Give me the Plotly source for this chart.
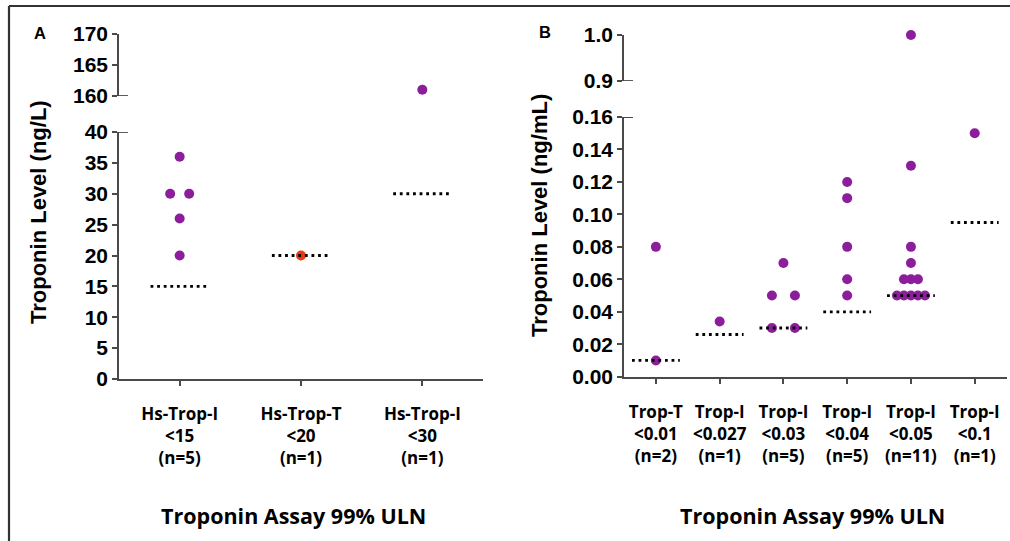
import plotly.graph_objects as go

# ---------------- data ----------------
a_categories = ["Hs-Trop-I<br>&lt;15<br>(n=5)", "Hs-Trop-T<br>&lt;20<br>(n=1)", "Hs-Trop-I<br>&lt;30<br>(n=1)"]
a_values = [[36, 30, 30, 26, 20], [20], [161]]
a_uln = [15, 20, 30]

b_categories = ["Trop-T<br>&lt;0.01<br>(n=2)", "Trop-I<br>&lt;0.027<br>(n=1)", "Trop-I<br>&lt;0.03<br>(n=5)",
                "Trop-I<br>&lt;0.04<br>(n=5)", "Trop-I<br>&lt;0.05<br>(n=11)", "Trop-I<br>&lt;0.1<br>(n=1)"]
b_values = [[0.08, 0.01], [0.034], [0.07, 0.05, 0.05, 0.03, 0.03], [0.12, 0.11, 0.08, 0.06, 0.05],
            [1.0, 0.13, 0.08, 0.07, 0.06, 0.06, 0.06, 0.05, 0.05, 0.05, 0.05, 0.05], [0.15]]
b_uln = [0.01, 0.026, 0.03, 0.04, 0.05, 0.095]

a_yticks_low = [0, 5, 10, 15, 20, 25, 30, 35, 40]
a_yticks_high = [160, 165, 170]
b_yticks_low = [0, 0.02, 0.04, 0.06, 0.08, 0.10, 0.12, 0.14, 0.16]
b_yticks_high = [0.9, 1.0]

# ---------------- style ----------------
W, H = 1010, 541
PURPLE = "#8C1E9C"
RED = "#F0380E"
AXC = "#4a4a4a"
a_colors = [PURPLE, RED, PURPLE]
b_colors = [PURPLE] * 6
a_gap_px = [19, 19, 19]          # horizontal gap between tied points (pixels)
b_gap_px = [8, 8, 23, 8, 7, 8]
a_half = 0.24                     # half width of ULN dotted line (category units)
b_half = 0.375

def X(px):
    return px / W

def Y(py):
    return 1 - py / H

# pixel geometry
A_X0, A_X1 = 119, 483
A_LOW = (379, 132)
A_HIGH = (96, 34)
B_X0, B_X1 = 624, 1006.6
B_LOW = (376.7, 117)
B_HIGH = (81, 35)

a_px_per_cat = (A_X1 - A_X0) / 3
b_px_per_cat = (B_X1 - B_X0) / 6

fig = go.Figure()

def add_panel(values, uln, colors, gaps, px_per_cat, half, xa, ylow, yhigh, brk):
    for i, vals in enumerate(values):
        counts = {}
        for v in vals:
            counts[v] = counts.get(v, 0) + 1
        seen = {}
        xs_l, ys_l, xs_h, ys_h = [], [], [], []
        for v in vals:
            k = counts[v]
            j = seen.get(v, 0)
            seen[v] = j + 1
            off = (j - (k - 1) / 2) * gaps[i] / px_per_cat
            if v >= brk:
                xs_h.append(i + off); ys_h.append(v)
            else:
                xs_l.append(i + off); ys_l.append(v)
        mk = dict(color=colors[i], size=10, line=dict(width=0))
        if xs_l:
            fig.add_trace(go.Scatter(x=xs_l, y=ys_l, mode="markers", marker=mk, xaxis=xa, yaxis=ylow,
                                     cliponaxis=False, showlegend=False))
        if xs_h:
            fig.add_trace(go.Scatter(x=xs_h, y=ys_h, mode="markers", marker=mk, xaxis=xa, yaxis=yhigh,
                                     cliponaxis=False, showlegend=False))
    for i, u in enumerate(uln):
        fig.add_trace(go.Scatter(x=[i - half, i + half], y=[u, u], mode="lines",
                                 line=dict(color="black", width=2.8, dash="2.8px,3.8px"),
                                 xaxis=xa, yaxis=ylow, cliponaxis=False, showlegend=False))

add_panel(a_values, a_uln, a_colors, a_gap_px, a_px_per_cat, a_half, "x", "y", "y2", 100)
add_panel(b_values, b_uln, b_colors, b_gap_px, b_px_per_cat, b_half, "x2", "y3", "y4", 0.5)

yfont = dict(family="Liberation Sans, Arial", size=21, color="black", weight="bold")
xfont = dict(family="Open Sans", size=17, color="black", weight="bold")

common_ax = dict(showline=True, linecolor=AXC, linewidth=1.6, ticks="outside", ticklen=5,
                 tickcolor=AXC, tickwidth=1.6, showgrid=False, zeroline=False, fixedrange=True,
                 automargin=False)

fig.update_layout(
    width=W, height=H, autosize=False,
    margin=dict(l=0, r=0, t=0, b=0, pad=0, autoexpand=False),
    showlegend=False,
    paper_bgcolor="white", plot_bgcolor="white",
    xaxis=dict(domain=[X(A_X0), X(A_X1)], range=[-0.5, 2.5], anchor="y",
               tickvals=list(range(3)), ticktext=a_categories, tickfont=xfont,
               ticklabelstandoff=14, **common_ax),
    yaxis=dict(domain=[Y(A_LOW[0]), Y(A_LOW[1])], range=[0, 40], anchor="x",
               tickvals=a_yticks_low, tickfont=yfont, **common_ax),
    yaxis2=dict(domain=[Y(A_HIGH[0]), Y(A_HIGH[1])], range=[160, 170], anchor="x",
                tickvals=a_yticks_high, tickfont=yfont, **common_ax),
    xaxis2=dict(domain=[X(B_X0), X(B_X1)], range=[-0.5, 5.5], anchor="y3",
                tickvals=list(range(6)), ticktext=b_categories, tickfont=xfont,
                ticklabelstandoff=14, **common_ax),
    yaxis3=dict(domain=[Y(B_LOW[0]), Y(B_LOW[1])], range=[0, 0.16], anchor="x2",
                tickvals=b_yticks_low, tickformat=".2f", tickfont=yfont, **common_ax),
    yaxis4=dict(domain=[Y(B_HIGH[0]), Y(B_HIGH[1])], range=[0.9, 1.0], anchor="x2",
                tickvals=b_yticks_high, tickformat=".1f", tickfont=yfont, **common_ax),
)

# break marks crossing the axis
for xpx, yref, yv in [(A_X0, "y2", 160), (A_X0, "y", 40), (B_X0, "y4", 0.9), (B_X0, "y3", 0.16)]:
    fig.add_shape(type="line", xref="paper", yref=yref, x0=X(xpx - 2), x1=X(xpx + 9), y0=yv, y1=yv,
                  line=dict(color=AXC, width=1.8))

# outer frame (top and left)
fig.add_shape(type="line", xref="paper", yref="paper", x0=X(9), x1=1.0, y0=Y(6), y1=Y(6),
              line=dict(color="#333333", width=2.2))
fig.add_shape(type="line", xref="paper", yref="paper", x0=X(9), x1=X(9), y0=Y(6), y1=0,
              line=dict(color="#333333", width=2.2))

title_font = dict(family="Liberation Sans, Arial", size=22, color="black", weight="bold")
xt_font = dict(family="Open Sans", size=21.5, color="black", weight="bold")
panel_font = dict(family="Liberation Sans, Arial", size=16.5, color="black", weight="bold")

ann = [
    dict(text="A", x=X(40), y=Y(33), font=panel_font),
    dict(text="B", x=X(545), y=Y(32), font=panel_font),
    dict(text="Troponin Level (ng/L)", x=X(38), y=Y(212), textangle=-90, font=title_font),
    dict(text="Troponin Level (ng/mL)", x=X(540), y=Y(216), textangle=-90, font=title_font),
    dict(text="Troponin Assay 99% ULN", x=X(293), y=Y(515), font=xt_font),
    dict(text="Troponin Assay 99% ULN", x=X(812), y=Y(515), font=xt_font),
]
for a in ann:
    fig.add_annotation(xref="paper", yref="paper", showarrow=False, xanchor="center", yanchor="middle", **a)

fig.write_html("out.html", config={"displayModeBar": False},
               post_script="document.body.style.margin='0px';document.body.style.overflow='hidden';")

To be done: Make an exact copy of the listing above. Do not include the pictures.

Result of this task:
Give me the Plotly source for this chart.
import plotly.graph_objects as go

# ---------------- data ----------------
a_categories = ["Hs-Trop-I<br>&lt;15<br>(n=5)", "Hs-Trop-T<br>&lt;20<br>(n=1)", "Hs-Trop-I<br>&lt;30<br>(n=1)"]
a_values = [[36, 30, 30, 26, 20], [20], [161]]
a_uln = [15, 20, 30]

b_categories = ["Trop-T<br>&lt;0.01<br>(n=2)", "Trop-I<br>&lt;0.027<br>(n=1)", "Trop-I<br>&lt;0.03<br>(n=5)",
                "Trop-I<br>&lt;0.04<br>(n=5)", "Trop-I<br>&lt;0.05<br>(n=11)", "Trop-I<br>&lt;0.1<br>(n=1)"]
b_values = [[0.08, 0.01], [0.034], [0.07, 0.05, 0.05, 0.03, 0.03], [0.12, 0.11, 0.08, 0.06, 0.05],
            [1.0, 0.13, 0.08, 0.07, 0.06, 0.06, 0.06, 0.05, 0.05, 0.05, 0.05, 0.05], [0.15]]
b_uln = [0.01, 0.026, 0.03, 0.04, 0.05, 0.095]

a_yticks_low = [0, 5, 10, 15, 20, 25, 30, 35, 40]
a_yticks_high = [160, 165, 170]
b_yticks_low = [0, 0.02, 0.04, 0.06, 0.08, 0.10, 0.12, 0.14, 0.16]
b_yticks_high = [0.9, 1.0]

# ---------------- style ----------------
W, H = 1010, 541
PURPLE = "#8C1E9C"
RED = "#F0380E"
AXC = "#4a4a4a"
a_colors = [PURPLE, RED, PURPLE]
b_colors = [PURPLE] * 6
a_gap_px = [19, 19, 19]          # horizontal gap between tied points (pixels)
b_gap_px = [8, 8, 23, 8, 7, 8]
a_half = 0.24                     # half width of ULN dotted line (category units)
b_half = 0.375

def X(px):
    return px / W

def Y(py):
    return 1 - py / H

# pixel geometry
A_X0, A_X1 = 119, 483
A_LOW = (379, 132)
A_HIGH = (96, 34)
B_X0, B_X1 = 624, 1006.6
B_LOW = (376.7, 117)
B_HIGH = (81, 35)

a_px_per_cat = (A_X1 - A_X0) / 3
b_px_per_cat = (B_X1 - B_X0) / 6

fig = go.Figure()

def add_panel(values, uln, colors, gaps, px_per_cat, half, xa, ylow, yhigh, brk):
    for i, vals in enumerate(values):
        counts = {}
        for v in vals:
            counts[v] = counts.get(v, 0) + 1
        seen = {}
        xs_l, ys_l, xs_h, ys_h = [], [], [], []
        for v in vals:
            k = counts[v]
            j = seen.get(v, 0)
            seen[v] = j + 1
            off = (j - (k - 1) / 2) * gaps[i] / px_per_cat
            if v >= brk:
                xs_h.append(i + off); ys_h.append(v)
            else:
                xs_l.append(i + off); ys_l.append(v)
        mk = dict(color=colors[i], size=10, line=dict(width=0))
        if xs_l:
            fig.add_trace(go.Scatter(x=xs_l, y=ys_l, mode="markers", marker=mk, xaxis=xa, yaxis=ylow,
                                     cliponaxis=False, showlegend=False))
        if xs_h:
            fig.add_trace(go.Scatter(x=xs_h, y=ys_h, mode="markers", marker=mk, xaxis=xa, yaxis=yhigh,
                                     cliponaxis=False, showlegend=False))
    for i, u in enumerate(uln):
        fig.add_trace(go.Scatter(x=[i - half, i + half], y=[u, u], mode="lines",
                                 line=dict(color="black", width=2.8, dash="2.8px,3.8px"),
                                 xaxis=xa, yaxis=ylow, cliponaxis=False, showlegend=False))

add_panel(a_values, a_uln, a_colors, a_gap_px, a_px_per_cat, a_half, "x", "y", "y2", 100)
add_panel(b_values, b_uln, b_colors, b_gap_px, b_px_per_cat, b_half, "x2", "y3", "y4", 0.5)

yfont = dict(family="Liberation Sans, Arial", size=21, color="black", weight="bold")
xfont = dict(family="Open Sans", size=17, color="black", weight="bold")

common_ax = dict(showline=True, linecolor=AXC, linewidth=1.6, ticks="outside", ticklen=5,
                 tickcolor=AXC, tickwidth=1.6, showgrid=False, zeroline=False, fixedrange=True,
                 automargin=False)

fig.update_layout(
    width=W, height=H, autosize=False,
    margin=dict(l=0, r=0, t=0, b=0, pad=0, autoexpand=False),
    showlegend=False,
    paper_bgcolor="white", plot_bgcolor="white",
    xaxis=dict(domain=[X(A_X0), X(A_X1)], range=[-0.5, 2.5], anchor="y",
               tickvals=list(range(3)), ticktext=a_categories, tickfont=xfont,
               ticklabelstandoff=14, **common_ax),
    yaxis=dict(domain=[Y(A_LOW[0]), Y(A_LOW[1])], range=[0, 40], anchor="x",
               tickvals=a_yticks_low, tickfont=yfont, **common_ax),
    yaxis2=dict(domain=[Y(A_HIGH[0]), Y(A_HIGH[1])], range=[160, 170], anchor="x",
                tickvals=a_yticks_high, tickfont=yfont, **common_ax),
    xaxis2=dict(domain=[X(B_X0), X(B_X1)], range=[-0.5, 5.5], anchor="y3",
                tickvals=list(range(6)), ticktext=b_categories, tickfont=xfont,
                ticklabelstandoff=14, **common_ax),
    yaxis3=dict(domain=[Y(B_LOW[0]), Y(B_LOW[1])], range=[0, 0.16], anchor="x2",
                tickvals=b_yticks_low, tickformat=".2f", tickfont=yfont, **common_ax),
    yaxis4=dict(domain=[Y(B_HIGH[0]), Y(B_HIGH[1])], range=[0.9, 1.0], anchor="x2",
                tickvals=b_yticks_high, tickformat=".1f", tickfont=yfont, **common_ax),
)

# break marks crossing the axis
for xpx, yref, yv in [(A_X0, "y2", 160), (A_X0, "y", 40), (B_X0, "y4", 0.9), (B_X0, "y3", 0.16)]:
    fig.add_shape(type="line", xref="paper", yref=yref, x0=X(xpx - 2), x1=X(xpx + 9), y0=yv, y1=yv,
                  line=dict(color=AXC, width=1.8))

# outer frame (top and left)
fig.add_shape(type="line", xref="paper", yref="paper", x0=X(9), x1=1.0, y0=Y(6), y1=Y(6),
              line=dict(color="#333333", width=2.2))
fig.add_shape(type="line", xref="paper", yref="paper", x0=X(9), x1=X(9), y0=Y(6), y1=0,
              line=dict(color="#333333", width=2.2))

title_font = dict(family="Liberation Sans, Arial", size=22, color="black", weight="bold")
xt_font = dict(family="Open Sans", size=21.5, color="black", weight="bold")
panel_font = dict(family="Liberation Sans, Arial", size=16.5, color="black", weight="bold")

ann = [
    dict(text="A", x=X(40), y=Y(33), font=panel_font),
    dict(text="B", x=X(545), y=Y(32), font=panel_font),
    dict(text="Troponin Level (ng/L)", x=X(38), y=Y(212), textangle=-90, font=title_font),
    dict(text="Troponin Level (ng/mL)", x=X(540), y=Y(216), textangle=-90, font=title_font),
    dict(text="Troponin Assay 99% ULN", x=X(293), y=Y(515), font=xt_font),
    dict(text="Troponin Assay 99% ULN", x=X(812), y=Y(515), font=xt_font),
]
for a in ann:
    fig.add_annotation(xref="paper", yref="paper", showarrow=False, xanchor="center", yanchor="middle", **a)

fig.write_html("out.html", config={"displayModeBar": False},
               post_script="document.body.style.margin='0px';document.body.style.overflow='hidden';")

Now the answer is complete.